Dynamic Infinite Polynomial Maintenance

You are given an infinite polynomial

\(f(x)=a_{0}+a_{1}x+a_{2}x^{2}+\cdots\)

with all coefficients initially \(a_i=0\) for all \(i\ge0\). You need to support the following four types of operations:

1. Multiply Operation: Given integers L, R, v, multiply each coefficient \(a_i\) for \(L \le i \le R\) by v.
2. Add Operation: Given integers L, R, v, add v to each coefficient \(a_i\) for \(L \le i \le R\).
3. Shift Operation: Given integers L, R, multiply each term \(a_i x^{i}\) for \(L \le i \le R\) by \(x\) (i.e. shift that term one degree higher). Formally, for each \(i\) in \([L,R]\), remove \(a_i x^{i}\) and add it as \(a_i x^{i+1}\). Note that if an index already has a nonzero coefficient, the contributions are summed.
4. Evaluation Operation: Given an integer v, evaluate \(f(v)\) and output the result. The polynomial is not permanently modified by this operation (i.e. after evaluation, the polynomial reverts to its previous state). This operation is guaranteed to appear no more than 10 times.

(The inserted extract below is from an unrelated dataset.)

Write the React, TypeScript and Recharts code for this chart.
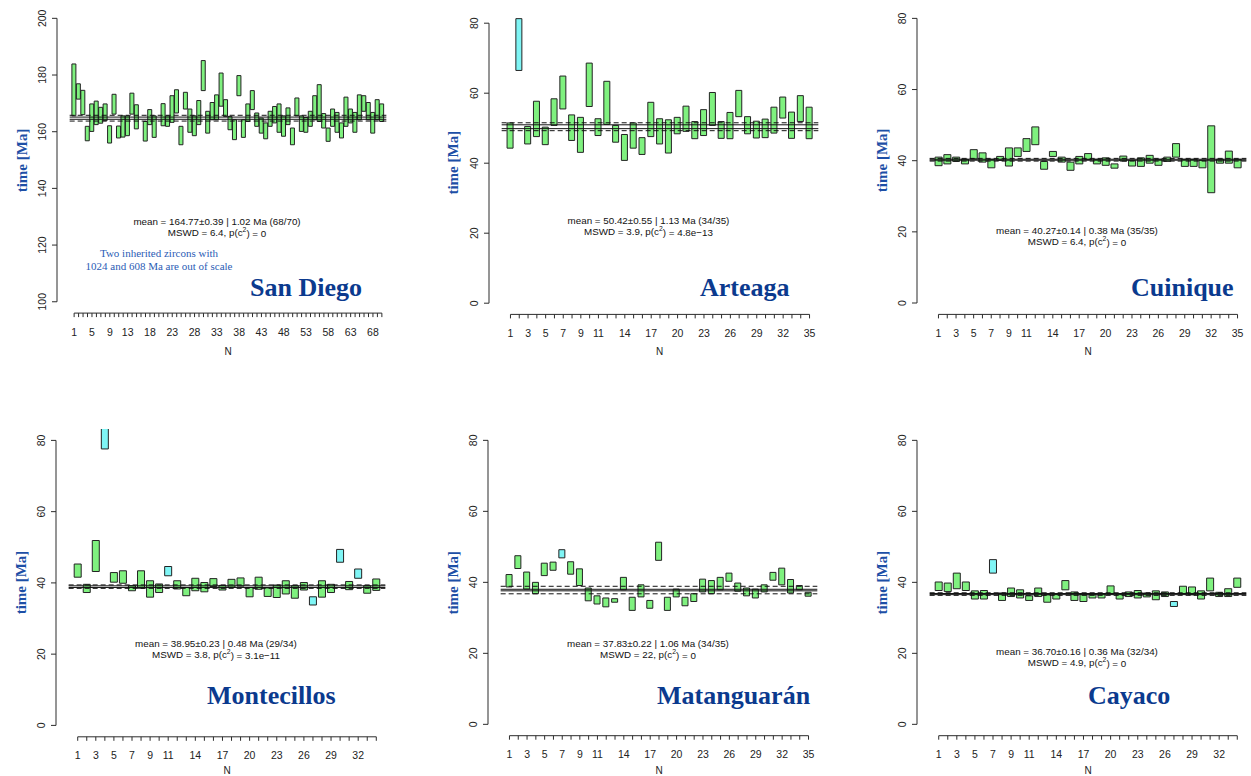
import { BarChart, Bar, XAxis, YAxis, Cell, ReferenceLine } from "recharts";

const GREEN = "#00e400";
const CYAN = "#00ecec";
const INK = "#2b2b2b";
const TITLE_BLUE = "#0b3a8e";
const LABEL_BLUE = "#1d4fa6";
const SANS = "'Liberation Sans', Arial, sans-serif";
const SERIF = "'Liberation Serif', 'Times New Roman', serif";
const PLOT_W = 342;

// x-axis label sets (R drops the overlapping ones)
const labels70 = [1, 5, 9, 13, 18, 23, 28, 33, 38, 43, 48, 53, 58, 63, 68];
const labels35 = [1, 3, 5, 7, 9, 11, 14, 17, 20, 23, 26, 29, 32, 35];
const labels34 = [1, 3, 5, 7, 9, 11, 14, 17, 20, 23, 26, 29, 32];
const ticks0to80 = [0, 20, 40, 60, 80];
const ticksSanDiego = [100, 120, 140, 160, 180, 200];

// San Diego, 70 grains; 16 and 20 are the inherited zircons (off scale)
const sanDiegoHi = [183.9, 176.9, 174.6, 161.9, 169.8, 170.8, 168.6, 169.8, 162.1, 173.2, 162.0, 165.6, 165.6, 173.6, 169.5, null, 163.6, 167.8, 165.6, null, 169.9, 165.6, 172.7, 174.8, 161.9, 173.9, 168.0, 165.6, 171.0, 185.1, 167.2, 170.3, 173.0, 180.7, 171.3, 165.4, 164.2, 179.8, 164.2, 169.8, 174.5, 166.6, 164.8, 163.1, 167.2, 168.9, 169.8, 165.6, 168.4, 161.3, 171.9, 165.6, 165.0, 167.2, 172.7, 176.6, 166.4, 161.3, 168.0, 166.8, 163.1, 172.2, 168.0, 166.8, 173.0, 172.7, 170.3, 166.8, 171.3, 169.8];
const sanDiegoLo = [165.6, 171.5, 166.0, 156.8, 160.1, 162.5, 163.0, 163.9, 156.0, 166.2, 157.8, 158.1, 158.6, 166.2, 161.0, null, 156.7, 162.5, 158.0, null, 162.1, 161.9, 163.3, 166.6, 155.4, 168.0, 159.8, 158.6, 162.5, 174.5, 159.5, 164.2, 164.2, 169.0, 165.4, 160.7, 157.2, 172.7, 158.0, 163.6, 167.8, 161.9, 159.5, 157.5, 161.9, 163.1, 159.8, 158.4, 162.5, 155.4, 165.6, 160.1, 159.8, 161.9, 164.2, 163.6, 161.3, 156.6, 161.9, 159.8, 157.8, 161.9, 163.1, 159.8, 164.2, 167.2, 164.2, 159.5, 164.2, 163.6];
const sanDiegoRejected = [16, 20];

const arteagaHi = [51.5, 81.3, 50.5, 57.7, 50.3, 58.4, 64.9, 53.8, 53.1, 68.6, 52.7, 63.4, 50.8, 48.2, 51.5, 47.3, 57.4, 52.7, 52.4, 53.1, 56.3, 51.9, 55.3, 60.2, 51.9, 54.5, 60.8, 53.3, 52.0, 52.6, 56.0, 58.9, 54.6, 59.3, 56.0];
const arteagaLo = [44.3, 66.5, 45.5, 47.6, 45.3, 50.8, 55.5, 46.5, 43.1, 56.2, 47.9, 51.1, 46.0, 40.8, 44.3, 42.5, 47.6, 45.5, 42.9, 48.4, 49.1, 47.0, 47.9, 50.8, 47.1, 47.0, 53.3, 48.4, 47.2, 47.3, 48.6, 52.9, 47.1, 51.9, 47.0];
const arteagaRejected = [2];

const cuiniqueHi = [41.0, 41.7, 41.0, 40.4, 43.1, 42.2, 40.4, 41.2, 43.6, 43.6, 46.2, 49.5, 39.8, 42.6, 41.0, 39.6, 41.2, 42.0, 40.4, 40.8, 39.1, 41.3, 40.1, 40.8, 41.5, 40.4, 41.0, 44.8, 40.4, 40.4, 40.1, 49.8, 40.4, 42.7, 40.4];
const cuiniqueLo = [38.6, 39.1, 39.8, 39.1, 40.5, 39.6, 38.0, 40.1, 38.5, 41.2, 42.6, 44.5, 37.6, 41.2, 39.6, 37.3, 39.1, 40.3, 39.1, 38.7, 37.9, 39.9, 38.5, 38.4, 39.3, 38.7, 39.8, 41.0, 38.4, 38.4, 38.0, 31.0, 39.3, 39.3, 38.0];
const cuiniqueRejected: number[] = [];

const montecillosHi = [45.3, 39.6, 51.9, 86.0, 42.9, 43.4, 39.2, 43.4, 40.6, 39.7, 44.6, 40.6, 38.7, 41.3, 40.1, 41.2, 39.3, 41.0, 41.4, 38.7, 41.6, 38.6, 39.4, 40.6, 39.2, 40.1, 36.1, 40.6, 39.6, 49.4, 40.4, 43.9, 39.2, 41.1];
const montecillosLo = [41.6, 37.3, 43.2, 77.6, 40.2, 39.9, 37.8, 38.5, 36.0, 37.3, 42.0, 38.3, 36.4, 37.8, 37.5, 39.0, 38.0, 38.8, 39.1, 36.1, 38.2, 36.2, 35.9, 36.9, 35.7, 38.0, 33.8, 36.0, 37.3, 45.8, 38.1, 41.3, 37.1, 37.9];
const montecillosRejected = [4, 11, 27, 30, 32];

const matanguaranHi = [42.2, 47.5, 42.9, 40.0, 45.4, 45.7, 49.2, 45.8, 43.8, 38.4, 36.2, 35.6, 35.4, 41.4, 35.8, 39.3, 34.9, 51.3, 35.8, 38.1, 35.8, 36.8, 40.9, 40.5, 41.4, 42.6, 39.8, 38.4, 38.1, 39.3, 42.8, 44.0, 40.8, 39.1, 37.2];
const matanguaranLo = [38.7, 43.9, 38.1, 36.8, 41.9, 43.4, 46.9, 42.3, 39.1, 34.8, 33.9, 33.1, 34.4, 37.9, 32.1, 35.9, 32.7, 46.2, 32.1, 35.9, 33.4, 34.6, 37.3, 36.8, 37.9, 40.3, 37.5, 36.2, 35.6, 37.3, 40.6, 39.3, 37.0, 37.9, 36.1];
const matanguaranRejected = [7];

const cayacoHi = [40.1, 39.8, 42.6, 40.1, 37.6, 37.7, 46.4, 37.0, 38.4, 37.9, 36.2, 38.4, 36.5, 36.7, 40.5, 37.3, 36.7, 36.7, 36.8, 39.0, 36.8, 37.3, 37.7, 37.0, 37.6, 37.3, 34.6, 38.9, 38.7, 37.6, 41.2, 37.2, 38.2, 41.2];
const cayacoLo = [37.7, 37.4, 38.2, 37.7, 35.3, 35.3, 42.6, 34.9, 36.0, 35.6, 34.9, 36.0, 34.4, 35.3, 37.9, 34.9, 34.6, 35.6, 35.6, 36.7, 35.3, 36.0, 35.6, 35.9, 35.1, 36.0, 33.2, 36.7, 36.5, 35.3, 37.6, 36.0, 36.0, 38.6];
const cayacoRejected = [7, 27];

type Panel = {
  name: string;
  hi: (number | null)[];
  lo: (number | null)[];
  rejected: number[];
  yTicks: number[];
  xLabels: number[];
  mean: number;
  err: number;
  disp: number;
  meanText: string;
  mswd: string;
  pval: string;
  axisX: number;
  plotTop: number;
  plotBottom: number;
  barSize: number;
  textY: number;
  titleX: number;
  titleY: number;
  nY: number;
};

const panels: Panel[] = [
  { name: "San Diego", hi: sanDiegoHi, lo: sanDiegoLo, rejected: sanDiegoRejected, yTicks: ticksSanDiego, xLabels: labels70, mean: 164.77, err: 0.39, disp: 1.02, meanText: "mean = 164.77±0.39 | 1.02 Ma (68/70)", mswd: "MSWD = 6.4, p(c", pval: ") = 0", axisX: 57, plotTop: 7.4, plotBottom: 313.5, barSize: 4, textY: 221, titleX: 250, titleY: 296, nY: 351 },
  { name: "Arteaga", hi: arteagaHi, lo: arteagaLo, rejected: arteagaRejected, yTicks: ticks0to80, xLabels: labels35, mean: 50.42, err: 0.55, disp: 1.13, meanText: "mean = 50.42±0.55 | 1.13 Ma (34/35)", mswd: "MSWD = 3.9, p(c", pval: ") = 4.8e\u221213", axisX: 488.5, plotTop: 11.5, plotBottom: 313.9, barSize: 6, textY: 220, titleX: 700, titleY: 296, nY: 351 },
  { name: "Cuinique", hi: cuiniqueHi, lo: cuiniqueLo, rejected: cuiniqueRejected, yTicks: ticks0to80, xLabels: labels35, mean: 40.27, err: 0.14, disp: 0.38, meanText: "mean = 40.27±0.14 | 0.38 Ma (35/35)", mswd: "MSWD = 6.4, p(c", pval: ") = 0", axisX: 917, plotTop: 6.6, plotBottom: 314, barSize: 7, textY: 230, titleX: 1131, titleY: 296, nY: 351 },
  { name: "Montecillos", hi: montecillosHi, lo: montecillosLo, rejected: montecillosRejected, yTicks: ticks0to80, xLabels: labels34, mean: 38.95, err: 0.23, disp: 0.48, meanText: "mean = 38.95±0.23 | 0.48 Ma (29/34)", mswd: "MSWD = 3.8, p(c", pval: ") = 3.1e\u221211", axisX: 56, plotTop: 428.6, plotBottom: 736.4, barSize: 7, textY: 643, titleX: 207, titleY: 704, nY: 770 },
  { name: "Matanguarán", hi: matanguaranHi, lo: matanguaranLo, rejected: matanguaranRejected, yTicks: ticks0to80, xLabels: labels35, mean: 37.83, err: 0.22, disp: 1.06, meanText: "mean = 37.83±0.22 | 1.06 Ma (34/35)", mswd: "MSWD = 22, p(c", pval: ") = 0", axisX: 488, plotTop: 429.4, plotBottom: 736.1, barSize: 6, textY: 643, titleX: 657, titleY: 704, nY: 770 },
  { name: "Cayaco", hi: cayacoHi, lo: cayacoLo, rejected: cayacoRejected, yTicks: ticks0to80, xLabels: labels34, mean: 36.7, err: 0.16, disp: 0.36, meanText: "mean = 36.70±0.16 | 0.36 Ma (32/34)", mswd: "MSWD = 4.9, p(c", pval: ") = 0", axisX: 917, plotTop: 429.3, plotBottom: 736, barSize: 7, textY: 651, titleX: 1088, titleY: 704, nY: 770 },
];

function PanelChart({ p }: { p: Panel }) {
  const n = p.hi.length;
  const xMin = -0.04 * (n + 1);
  const xMax = 1.04 * (n + 1);
  const first = p.yTicks[0];
  const last = p.yTicks[p.yTicks.length - 1];
  const pad = 0.04 * (last - first);
  const data = p.hi.map((hi, i) => ({
    n: i + 1,
    range: hi == null ? null : [p.lo[i], hi],
    out: p.rejected.includes(i + 1),
  }));
  const allN = data.map((d) => d.n);
  const h = p.plotBottom - p.plotTop + 40;

  return (
    <div style={{ position: "absolute", left: p.axisX - 60, top: p.plotTop }}>
      <BarChart width={60 + PLOT_W + 10} height={h} data={data} margin={{ top: 0, right: 10, bottom: 0, left: 0 }}>
        <XAxis
          type="number"
          dataKey="n"
          domain={[xMin, xMax]}
          ticks={allN}
          interval={0}
          allowDataOverflow
          axisLine={false}
          tickSize={4}
          height={40}
          stroke={INK}
          tick={(props: any) =>
            p.xLabels.includes(props.payload.value) ? (
              <text x={props.x} y={props.y + 16.5} textAnchor="middle" fontSize={10.5} fontFamily={SANS} fill="#222">
                {props.payload.value}
              </text>
            ) : (
              <g />
            )
          }
        />
        <YAxis
          type="number"
          domain={[first - pad, last + pad]}
          ticks={p.yTicks}
          interval={0}
          allowDataOverflow
          axisLine={false}
          tickSize={5}
          width={60}
          stroke={INK}
          tick={(props: any) => (
            <text
              x={props.x - 4}
              y={props.y}
              transform={`rotate(-90 ${props.x - 4} ${props.y})`}
              textAnchor="middle"
              fontSize={10.5}
              fontFamily={SANS}
              fill="#222"
            >
              {props.payload.value}
            </text>
          )}
        />
        {/* R-style axis lines that only run between the outer ticks */}
        <ReferenceLine segment={[{ x: xMin, y: first }, { x: xMin, y: last }]} stroke={INK} ifOverflow="visible" />
        <ReferenceLine segment={[{ x: 1, y: first - pad }, { x: n, y: first - pad }]} stroke={INK} ifOverflow="visible" />
        <ReferenceLine segment={[{ x: 0, y: p.mean + p.disp }, { x: n + 1, y: p.mean + p.disp }]} stroke="#111" strokeDasharray="5 3" ifOverflow="visible" />
        <ReferenceLine segment={[{ x: 0, y: p.mean - p.disp }, { x: n + 1, y: p.mean - p.disp }]} stroke="#111" strokeDasharray="5 3" ifOverflow="visible" />
        <ReferenceLine segment={[{ x: 0, y: p.mean + p.err }, { x: n + 1, y: p.mean + p.err }]} stroke="#111" ifOverflow="visible" />
        <ReferenceLine segment={[{ x: 0, y: p.mean - p.err }, { x: n + 1, y: p.mean - p.err }]} stroke="#111" ifOverflow="visible" />
        <Bar dataKey="range" barSize={p.barSize} isAnimationActive={false} stroke="#222" strokeWidth={1}>
          {data.map((d) => (
            <Cell key={d.n} fill={d.out ? CYAN : GREEN} fillOpacity={0.5} />
          ))}
        </Bar>
      </BarChart>
    </div>
  );
}

function Annotations() {
  return (
    <svg width={1251} height={776} style={{ position: "absolute", left: 0, top: 0, pointerEvents: "none" }}>
      {panels.map((p) => {
        const cx = p.axisX + 160;
        const midY = (p.plotTop + p.plotBottom) / 2;
        return (
          <g key={p.name}>
            <text
              x={p.axisX - 35}
              y={midY}
              transform={`rotate(-90 ${p.axisX - 35} ${midY})`}
              textAnchor="middle"
              dominantBaseline="central"
              fontFamily={SERIF}
              fontWeight="bold"
              fontSize={15}
              fill={LABEL_BLUE}
            >
              time [Ma]
            </text>
            <text x={cx} y={p.textY} textAnchor="middle" dominantBaseline="central" fontFamily={SANS} fontSize={9.8} fill="#111">
              {p.meanText}
            </text>
            <text x={cx} y={p.textY + 11.5} textAnchor="middle" dominantBaseline="central" fontFamily={SANS} fontSize={9.8} fill="#111">
              {p.mswd}
              <tspan dy={-3.5} fontSize={6.8}>2</tspan>
              <tspan dy={3.5}>{p.pval}</tspan>
            </text>
            <text x={p.titleX} y={p.titleY} fontFamily={SERIF} fontWeight="bold" fontSize={26} fill={TITLE_BLUE}>
              {p.name}
            </text>
            <text x={p.axisX + 171} y={p.nY} textAnchor="middle" dominantBaseline="central" fontFamily={SANS} fontSize={10} fill="#222">
              N
            </text>
          </g>
        );
      })}
      <text x={159} y={253} textAnchor="middle" dominantBaseline="central" fontFamily={SERIF} fontSize={11} fill="#2b5cb5">
        Two inherited zircons with
      </text>
      <text x={159} y={266} textAnchor="middle" dominantBaseline="central" fontFamily={SERIF} fontSize={11} fill="#2b5cb5">
        1024 and 608 Ma are out of scale
      </text>
    </svg>
  );
}

export default function App() {
  return (
    <div style={{ position: "absolute", left: 0, top: 0, width: 1251, height: 776, background: "#fff" }}>
      {panels.map((p) => (
        <PanelChart key={p.name} p={p} />
      ))}
      <Annotations />
    </div>
  );
}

Your task is to implement a program to perform a sequence of these operations.

inputFormat

The first line contains a single integer \(Q\) \( (1 \le Q)\) denoting the number of operations. Each of the following \(Q\) lines represents an operation in one of the following formats:

• For Multiply operation: 1 L R v
• For Add operation: 2 L R v
• For Shift operation: 3 L R
• For Evaluation operation: 4 v

It is guaranteed that all indices \(L, R\) and values given are integers and the operations are valid.

outputFormat

For each Evaluation operation (operation type 4), output a single line containing the value of \(f(v)\) evaluated at the given v.

sample

5
2 0 0 5
4 2
3 0 0
1 1 1 2
4 3

5
30